Jeff Jarvis is excited by news from London:
The Guardian just announced that it will publish stories online before it publishes them in print. Now on the one hand, that may not seem like a big deal. Quality papers like The New York Times and the Washington Post have long had good continuous news desks that feed the online maw with the latest (and too many other papers do not bother). And some papers, like The Times and the Wall Street Journal, put up their complete papers soon after they close late at night. [See my full disclosures here.]
But I think the Guardian’s move of releasing newspaper stories before they release the newspaper is a very big deal that it will end up transforming the business.
He explicates them in great detail. Most notably, as Guardian editor Alan Rusbridger observed a few days ago, “Can you imagine east coast Americans logging onto Guardian Unlimited this morning and finding nothing on Zarkawi? Why would we want to drive them elsewhere?” Jarvis believes, “That, after all, is the key to online. It lets you serve a much larger but still focused public (once newspapers themselves focus).”
Andrew Sullivan agrees, as do I, with Jarvis’ assessment, although he Jarvis may be going too far in unspecified ways.

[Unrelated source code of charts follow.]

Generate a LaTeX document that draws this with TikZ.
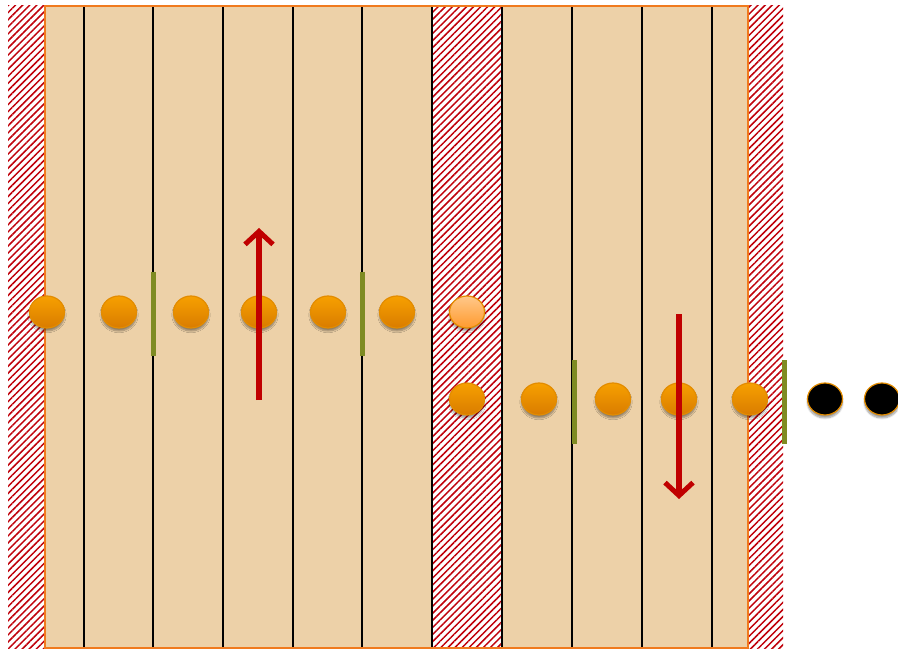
\documentclass[tikz,border=0pt]{standalone}
\usepackage{xcolor}
\usepackage{tikz}
\usetikzlibrary{arrows.meta,patterns.meta,shapes.geometric,shadows.blur}
\definecolor{sand}{HTML}{EDD1A8}
\definecolor{rim}{HTML}{F07A1E}
\definecolor{hatch}{HTML}{C0000A}
\definecolor{ballhi}{HTML}{F7A000}
\definecolor{balllo}{HTML}{D97C00}
\definecolor{ballrim}{HTML}{E38C00}
\definecolor{ghosthi}{HTML}{FFC88A}
\definecolor{ghostlo}{HTML}{FF9A2E}
\definecolor{wall}{HTML}{7F8B22}
\definecolor{flow}{HTML}{C00000}

\begin{document}
\begin{tikzpicture}[
    x=1pt, y=-1pt,
    hatched/.style={pattern={Lines[angle=45,distance=5pt,line width=1.5pt]},
                    pattern color=hatch},
    bead/.style={ellipse, minimum width=35pt, minimum height=32pt, inner sep=0pt,
                 line width=1.2pt,
                 blur shadow={shadow xshift=0pt, shadow yshift=-3pt, shadow blur steps=6}},
    ball/.style={bead, draw=ballrim, top color=ballhi, bottom color=balllo},
    ghost/.style={bead, draw=ballrim, top color=ghosthi, bottom color=ghostlo},
    hole/.style={bead, draw=ballrim, fill=black},
    cell/.style={draw=black, line width=2pt},
    wallbar/.style={draw=wall, line width=5pt},
    flowarrow/.style={draw=flow, line width=5.5pt,
                      -{Straight Barb[length=13pt,width=28pt,line width=5pt]}}
]
\useasboundingbox (0,0) rectangle (898,650);

% hatched edges
\fill[white] (8,6) rectangle (783,648);
\fill[hatched] (8,6) rectangle (45,648);
\fill[hatched] (748,6) rectangle (783,648);

% main strip
\fill[sand] (45,6) rectangle (748,648);
\fill[white] (432,6) rectangle (502,648);
\fill[hatched] (432,6) rectangle (502,648);
\foreach \x in {84,153,223,293,362,432,502,572,642,712}
  \draw[cell] (\x,6) -- (\x,648);
\draw[rim, line width=2pt] (45,6) rectangle (748,648);

% walls
\draw[wallbar] (153,272) -- (153,356);
\draw[wallbar] (362,272) -- (362,356);
\draw[wallbar] (574,360) -- (574,444);
\draw[wallbar] (784,360) -- (784,444);

% upper row
\foreach \x [count=\i] in {47,119,191,259,328,397}
  \node[ball] (b\i) at (\x,312) {};
\node[ghost] (b7) at (467,312) {};

% lower row
\foreach \x [count=\i] in {467,539,613,679,750}
  \node[ball] (c\i) at (\x,399) {};
\node[hole] (c6) at (825,399) {};
\node[hole] (c7) at (882,399) {};

% flow arrows
\coordinate (upfrom) at (259,400);
\coordinate (upto) at (259,228);
\coordinate (downfrom) at (679,314);
\coordinate (downto) at (679,499);
\draw[flowarrow] (upfrom) -- (upto);
\draw[flowarrow] (downfrom) -- (downto);

\end{tikzpicture}
\end{document}
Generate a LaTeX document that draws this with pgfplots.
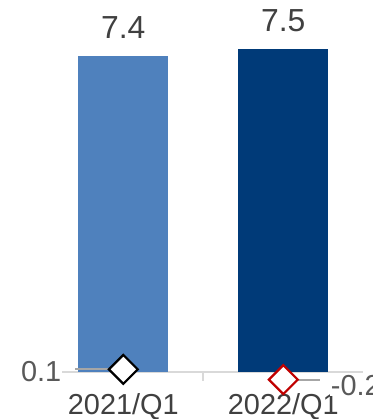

Ultimately, this move in inevitable. Even though my “local paper” is the Washington Post, a truly superb paper by any reasonable standard and dirt cheap to boot, I don’t take it except for the Sunday edition–and that only for coupons and sales circulars. Indeed, I consistently refuse offers to get the other six days for free because I found I never read it. I do, however, read several stories in the online edition virtually every single day.
I’m not alone. The latest industry survey shows that most papers are continuing to have declining circulation for their print editions while their online versions are booming.
That’s not surprising. The Web is the dominant media at the office now and number two at home behind television. The Internet has essentially obviated paperbound encyclopedias, dictionaries, and other reference books. Why not newspapers?
The principal product of the New York Times, the Guardian, and others is, after all, not paper; it’s news reporting.